This can be a challenge for senior executives unless they establish directions and guidelines. Here are four tips to consider.
Achieving a balance between long- and short-term demands can be challenging for senior executives who don’t realize the pitfalls of meetings that conflate strategy and operations.
As you plan your strategic meetings, consider the following tips:
When you blend short- and long-term agenda items into one meeting, short-term issues will almost always win.
Design a learning environment. People will be much less likely to derail a strategic conversation if they feel more confident in their own ability to participate. To facilitate this result, you can plan a series of learning sessions preceding the strategic meetings to educate your team and get everyone on the same page.
Detach operational meetings from strategic ones. When you blend short- and long-term agenda items into one meeting, short-term issues will almost always win. Schedule separate meetings for operational and strategic topics.

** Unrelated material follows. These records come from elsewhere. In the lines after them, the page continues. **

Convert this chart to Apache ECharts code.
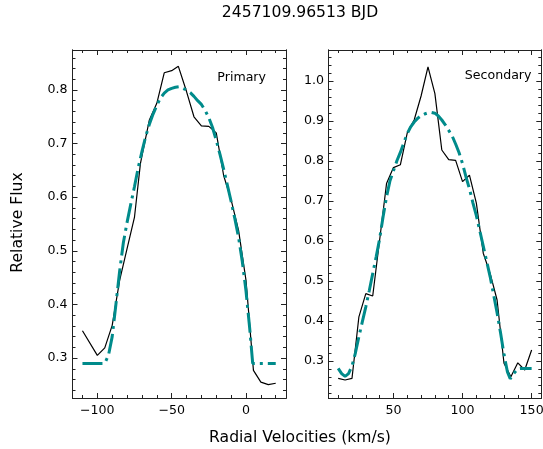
<!DOCTYPE html>
<html>
<head>
<meta charset="utf-8">
<script src="https://cdn.jsdelivr.net/npm/echarts@6/dist/echarts.min.js"></script>
<style>
html,body{margin:0;padding:0;background:#fff;}
#chart{width:543px;height:449px;}
</style>
</head>
<body>
<div id="chart"></div>
<script>
// ---- Data ----
const primObsX = [-110, -100, -95, -90, -85, -80, -75, -71, -65, -60, -55, -50, -45.5, -40, -35, -30, -25, -20, -15, -10, -5, 0, 5, 10, 15, 20];
const primObsY = [0.351, 0.305, 0.319, 0.361, 0.445, 0.504, 0.563, 0.663, 0.744, 0.775, 0.832, 0.836, 0.844, 0.797, 0.750, 0.733, 0.732, 0.720, 0.640, 0.595, 0.538, 0.445, 0.277, 0.255, 0.2505, 0.253];

const primFitX = [-110, -105, -100, -95, -92.5, -90, -87.5, -85, -82.5, -80, -77.5, -75, -72.5, -70, -67.5, -65, -62.5, -60, -57.5, -55, -52.5, -50, -47.5, -45, -42.5, -40, -37.5, -35, -32.5, -30, -27.5, -25, -22.5, -20, -17.5, -15, -12.5, -10, -7.5, -5, -2.5, 0, 2.5, 4.5, 10, 15, 20];
const primFitY = [0.29, 0.29, 0.29, 0.29, 0.305, 0.34, 0.40, 0.462, 0.515, 0.553, 0.587, 0.62, 0.655, 0.685, 0.713, 0.736, 0.755, 0.771, 0.785, 0.794, 0.800, 0.803, 0.805, 0.806, 0.803, 0.800, 0.795, 0.788, 0.780, 0.773, 0.762, 0.748, 0.730, 0.706, 0.680, 0.652, 0.622, 0.592, 0.560, 0.525, 0.480, 0.425, 0.355, 0.29, 0.29, 0.29, 0.29];

const secObsX = [10, 15, 20, 25, 30, 35, 40, 45, 50, 55, 60, 65, 70, 75, 80, 85, 90, 95, 100, 105, 110, 115, 120, 125, 130, 135, 140, 145, 150];
const secObsY = [0.256, 0.252, 0.256, 0.410, 0.468, 0.462, 0.602, 0.743, 0.783, 0.790, 0.870, 0.902, 0.962, 1.035, 0.968, 0.827, 0.803, 0.801, 0.748, 0.764, 0.694, 0.569, 0.518, 0.452, 0.294, 0.260, 0.295, 0.277, 0.327];

const secFitX = [10, 12.5, 15, 17.5, 20, 22.5, 25, 27.5, 30, 32.5, 35, 37.5, 40, 42.5, 45, 47.5, 50, 52.5, 55, 57.5, 60, 62.5, 65, 67.5, 70, 72.5, 75, 77.5, 80, 82.5, 85, 87.5, 90, 92.5, 95, 97.5, 100, 102.5, 105, 107.5, 110, 112.5, 115, 117.5, 120, 122.5, 125, 127.5, 130, 132.5, 134.5, 137.5, 140, 142.5, 150];
const secFitY = [0.281, 0.268, 0.261, 0.268, 0.287, 0.32, 0.36, 0.398, 0.435, 0.475, 0.518, 0.56, 0.605, 0.66, 0.71, 0.75, 0.775, 0.80, 0.821, 0.845, 0.868, 0.885, 0.897, 0.906, 0.913, 0.917, 0.920, 0.921, 0.919, 0.912, 0.902, 0.890, 0.876, 0.862, 0.842, 0.820, 0.793, 0.760, 0.730, 0.695, 0.663, 0.625, 0.587, 0.548, 0.510, 0.465, 0.420, 0.370, 0.316, 0.272, 0.255, 0.270, 0.280, 0.281, 0.281];

// Tick labels
const primXTicks = [-100, -50, 0];
const primYTicks = [0.3, 0.4, 0.5, 0.6, 0.7, 0.8];
const secXTicks = [50, 100, 150];
const secYTicks = [0.3, 0.4, 0.5, 0.6, 0.7, 0.8, 0.9, 1.0];

// Text
const titleText = '2457109.96513 BJD';
const xLabelText = 'Radial Velocities (km/s)';
const yLabelText = 'Relative Flux';
const panelNames = ['Primary', 'Secondary'];

// ---- helpers ----
function range(a, b, step) {
  const out = [];
  const n = Math.round((b - a) / step);
  for (let i = 0; i <= n; i++) out.push(+(a + i * step).toFixed(6));
  return out;
}
function pairs(xs, ys) { return xs.map((x, i) => [x, ys[i]]); }

const FRAME = '#222';
const TXT = '#000';
const FONT = 'DejaVu Sans';

function makeAxes(dim, gridIndex, min, max, majors, minors, fmt, labelMargin) {
  const posMain = dim === 'x' ? 'bottom' : 'left';
  const posOpp = dim === 'x' ? 'top' : 'right';
  const base = (pos, vals, len, showLabel) => ({
    type: 'value', gridIndex: gridIndex, position: pos, min: min, max: max,
    axisLine: { show: true, onZero: false, lineStyle: { color: FRAME, width: 1 } },
    axisTick: { show: true, inside: true, length: len, customValues: vals, lineStyle: { color: FRAME, width: 1 } },
    axisLabel: showLabel ? { show: true, customValues: vals, formatter: fmt, color: TXT, fontFamily: FONT, fontSize: 12.6, margin: labelMargin, hideOverlap: false } : { show: false },
    splitLine: { show: false },
    minorTick: { show: false }
  });
  return [
    base(posMain, majors, 5, true),
    base(posMain, minors, 3, false),
    base(posOpp, majors, 5, false),
    base(posOpp, minors, 3, false)
  ];
}

const fmtX = v => String(Math.round(v)).replace('-', '\u2212');
const fmtY = v => Number(v).toFixed(1);

const xAxes = [].concat(
  makeAxes('x', 0, -116.7, 26.9, primXTicks, range(-110, 20, 10), fmtX, 6),
  makeAxes('x', 1, 3, 157, secXTicks, range(10, 150, 10), fmtX, 6)
);
const yAxes = [].concat(
  makeAxes('y', 0, 0.2255, 0.8745, primYTicks, range(0.24, 0.86, 0.02), fmtY, 5),
  makeAxes('y', 1, 0.207, 1.077, secYTicks, range(0.22, 1.06, 0.02), fmtY, 4.5)
);

const TEAL = '#008b8b';
const dash = [20, 5, 3, 5];

const option = {
  animation: false,
  backgroundColor: '#fff',
  grid: [
    { left: 72.5, top: 50, width: 213.5, height: 348, outerBoundsMode: 'none', containLabel: false },
    { left: 328.5, top: 50, width: 212.8, height: 348, outerBoundsMode: 'none', containLabel: false }
  ],
  xAxis: xAxes,
  yAxis: yAxes,
  series: [
    { type: 'line', xAxisIndex: 0, yAxisIndex: 0, data: pairs(primObsX, primObsY), showSymbol: false, symbol: 'none',
      lineStyle: { color: '#000', width: 1.2 }, z: 2 },
    { type: 'line', xAxisIndex: 0, yAxisIndex: 0, data: pairs(primFitX, primFitY), showSymbol: false, symbol: 'none',
      lineStyle: { color: TEAL, width: 3, type: dash, cap: 'butt' }, z: 3 },
    { type: 'line', xAxisIndex: 4, yAxisIndex: 4, data: pairs(secObsX, secObsY), showSymbol: false, symbol: 'none',
      lineStyle: { color: '#000', width: 1.2 }, z: 2 },
    { type: 'line', xAxisIndex: 4, yAxisIndex: 4, data: pairs(secFitX, secFitY), showSymbol: false, symbol: 'none',
      lineStyle: { color: TEAL, width: 3, type: dash, cap: 'butt' }, z: 3 }
  ],
  graphic: [
    { type: 'text', x: 300, y: 12.7, style: { text: titleText, font: '15.6px "DejaVu Sans"', fill: TXT, align: 'center', verticalAlign: 'middle' } },
    { type: 'text', x: 300, y: 438, style: { text: xLabelText, font: '15.6px "DejaVu Sans"', fill: TXT, align: 'center', verticalAlign: 'middle' } },
    { type: 'text', x: 18.3, y: 222.5, rotation: Math.PI / 2, style: { text: yLabelText, font: '15.6px "DejaVu Sans"', fill: TXT, align: 'center', verticalAlign: 'middle' } },
    { type: 'text', x: 266, y: 77.3, style: { text: panelNames[0], font: '12.6px "DejaVu Sans"', fill: TXT, align: 'right', verticalAlign: 'middle' } },
    { type: 'text', x: 531.5, y: 76, style: { text: panelNames[1], font: '12.6px "DejaVu Sans"', fill: TXT, align: 'right', verticalAlign: 'middle' } }
  ]
};

const chart = echarts.init(document.getElementById('chart'), null, { renderer: 'canvas' });
chart.setOption(option);
</script>
</body>
</html>
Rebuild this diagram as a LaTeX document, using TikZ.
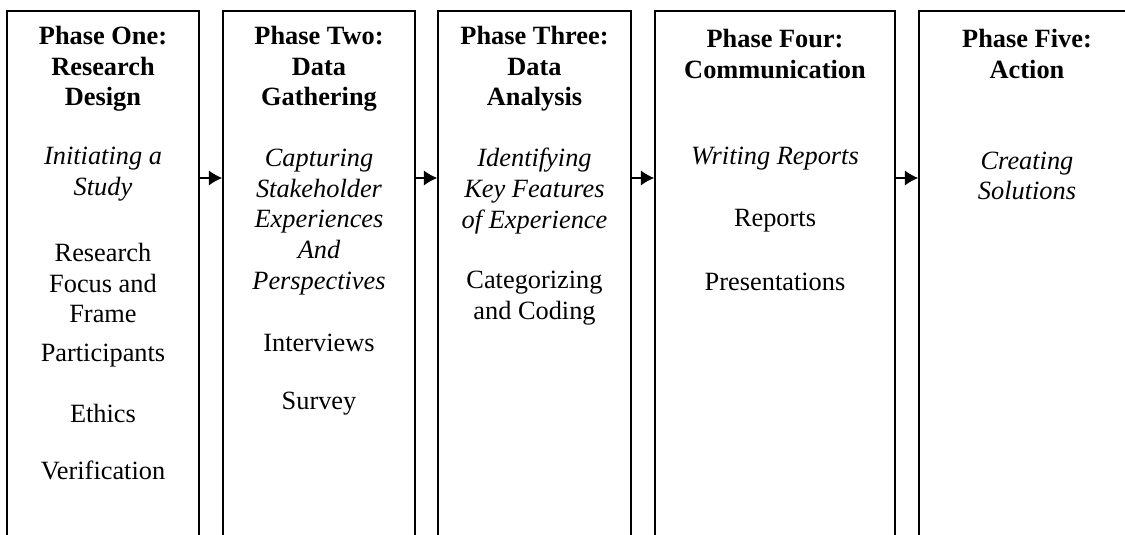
\documentclass[tikz,border=0pt]{standalone}
\usepackage{fontspec}
\setmainfont{Liberation Serif}
\usetikzlibrary{arrows.meta}

\begin{document}
\begin{tikzpicture}[x=0.02cm,y=0.02cm,
        txt/.style={align=center,font=\fontsize{15}{17.4}\selectfont},
        head/.style={txt,font=\fontsize{15}{17.4}\selectfont\bfseries},
        sub/.style={txt,font=\fontsize{15}{17.4}\selectfont\itshape},
        phase/.style={draw,line width=1pt,anchor=north,minimum height=12cm,inner sep=0pt},
        flow/.style={-{Latex[length=7.5pt,width=8.5pt]},line width=0.6pt}]
        \clip (0,0) rectangle (1125,534);
        % the five columns, running off the foot of the page
        \node[phase,minimum width=3.84cm] (p1) at (103,524) {};
        \node[phase,minimum width=3.84cm] (p2) at (319,524) {};
        \node[phase,minimum width=3.86cm] (p3) at (534.5,524) {};
        \node[phase,minimum width=4.8cm] (p4) at (775,524) {};
        \node[phase,minimum width=4.32cm] (p5) at (1027,524) {};
        % arrows from one phase to the next
        \coordinate (lvl) at (0,356);
        \draw[flow] (p1.east |- lvl) -- (p2.west |- lvl);
        \draw[flow] (p2.east |- lvl) -- (p3.west |- lvl);
        \draw[flow] (p3.east |- lvl) -- (p4.west |- lvl);
        \draw[flow] (p4.east |- lvl) -- (p5.west |- lvl);
        % phase one
        \node[head] (t1) at (103,465) {Phase One:\\Research\\Design};
        \node[sub] (s1) at (103,360) {Initiating a\\Study};
        \node[txt] (a1) at (103,251) {Research\\Focus and\\Frame};
        \node[txt] (b1) at (103,178) {Participants};
        \node[txt] (c1) at (103,121) {Ethics};
        \node[txt] (d1) at (103,64) {Verification};
        % phase two
        \node[head] (t2) at (319,465) {Phase Two:\\Data\\Gathering};
        \node[sub] (s2) at (319,312) {Capturing\\Stakeholder\\Experiences\\And\\Perspectives};
        \node[txt] (a2) at (319,191) {Interviews};
        \node[txt] (b2) at (319,130) {Survey};
        % phase three
        \node[head] (t3) at (534.5,465) {Phase Three:\\Data\\Analysis};
        \node[sub] (s3) at (534.5,343) {Identifying\\Key Features\\of Experience};
        \node[txt] (a3) at (534.5,236) {Categorizing\\and Coding};
        % phase four
        \node[head] (t4) at (775,480) {Phase Four:\\Communication};
        \node[sub] (s4) at (775,375) {Writing Reports};
        \node[txt] (a4) at (775,313) {Reports};
        \node[txt] (b4) at (775,252) {Presentations};
        % phase five
        \node[head] (t5) at (1027,480) {Phase Five:\\Action};
        \node[sub] (s5) at (1027,358) {Creating\\Solutions};
\end{tikzpicture}
\end{document}
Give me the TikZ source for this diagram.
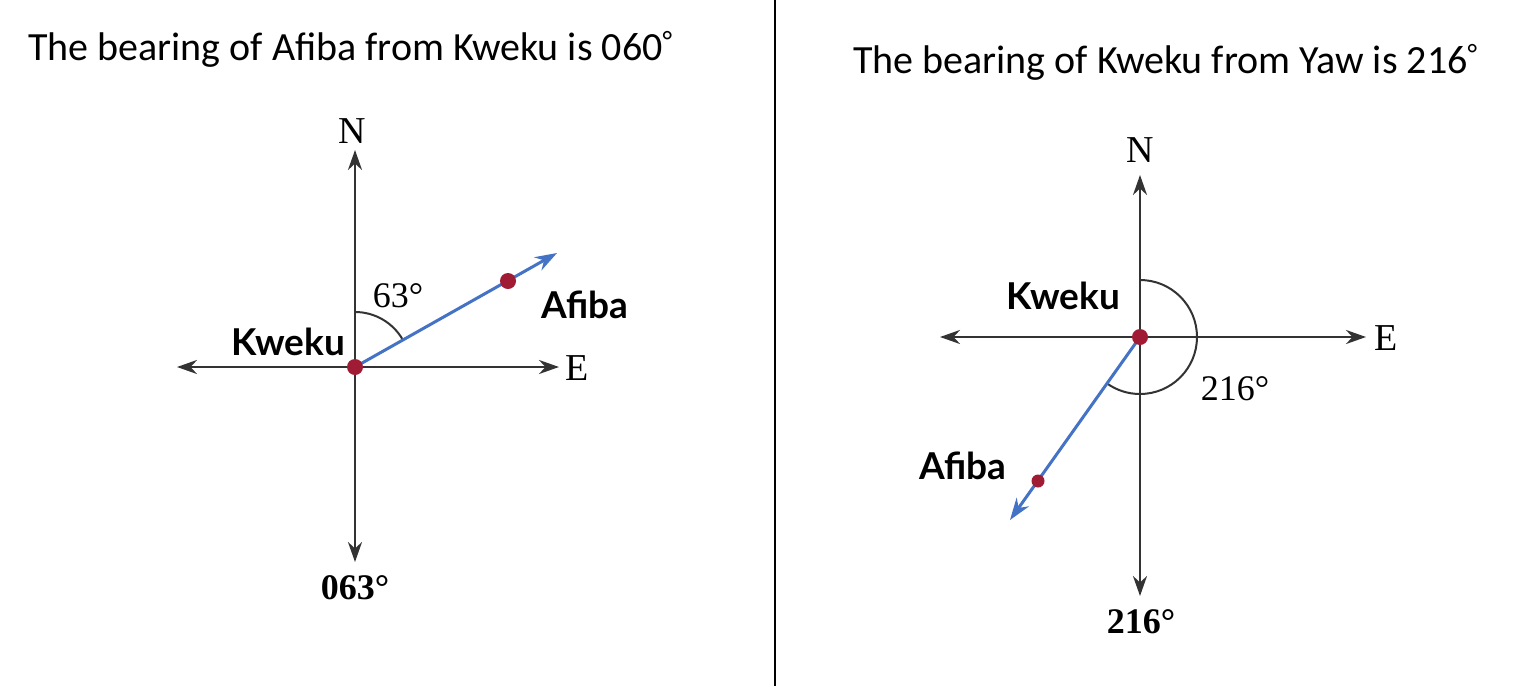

Explore strategic issues from multiple angles. Issues that need to be addressed over the long term will benefit from exploration before solution. Before jumping in to solve strategic issues, look for approaches that can generate the right dialogue and provide additional perspectives. This might involve using different brainstorming techniques, channeling critics' and competitors’ thoughts, or creating a slower, more deliberate dialogue process that involves all participants.
Declare your intention and go. If you’re serious about shifting the conversation from the mundane to the strategic, declare your intention explicitly at the start of your meeting, and hold people to it. As the most senior leader, it’s your job to kick-start the discussion and keep it on track.